Perhaps good news for the owners of all these TV's, fridges etc they will keep all the goods & also stop paying for them? Unless some other company buys their assets for £1 & takes over the running of the business. In that case you can possibly expect Bassini to show up at your door in the red hard hat with his hands out begging for £5 TV money.
I only ever purchased one thing from them. A Nintendo Wii U for my Niece for her 10th Birthday in 2013. Thank god I paid it off now, but I agree about the extortionate rates they place on even low cost items. They tried to make me purchase an extra controller and Wii Points for additional cost but I told them no thanks. They must work on commission for such demands for each new customer.

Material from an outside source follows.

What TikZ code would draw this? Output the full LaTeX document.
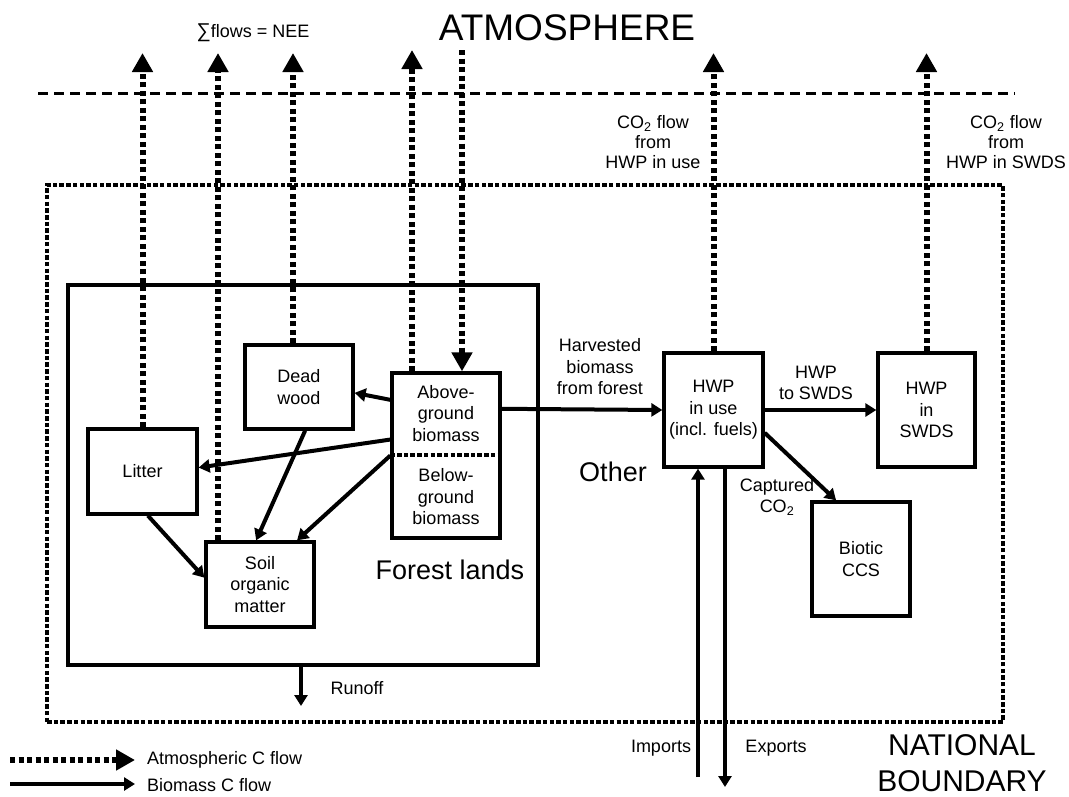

For once I agree with Clive. For esentials like a fridge freezer credit at a reasonable rate is useful. Offering consumer electronics to those that can't afford it at huge rates is a disgusting trade. I feel sorry for those that had to work there out of circumstance because they will feel the most hardship, where as the owners will likely move on to the next big con.
No extended warranty (XW)? I had an Xmas job working in the warehouse of our local "Tempo" - the company's purpose was just to sell the warranties on the goods - one of the B'wood store's salesmen won the unofficial interstore competition for the lowest value item to have an XW - a 'walkman' (amd not a Sony one). The salesman joked that the elderly lady was so frail that he personally escorted her out of the store as he was worried that she might have dropped dead in the shop...
Stores are forced into it because on-line retailers can reduce selling price due to lower overheads and in some cases tax regulations. Many moons ago I worked for a consumer electronics company and we got the right arse with companies that were discounting RRP because it undercut the expert shops that offered good advice on the products and made sue the customer got what they needed. In the end though money and volume talked and the customer got stuff cheap with no backup. Some good retailers went to the wall because of that.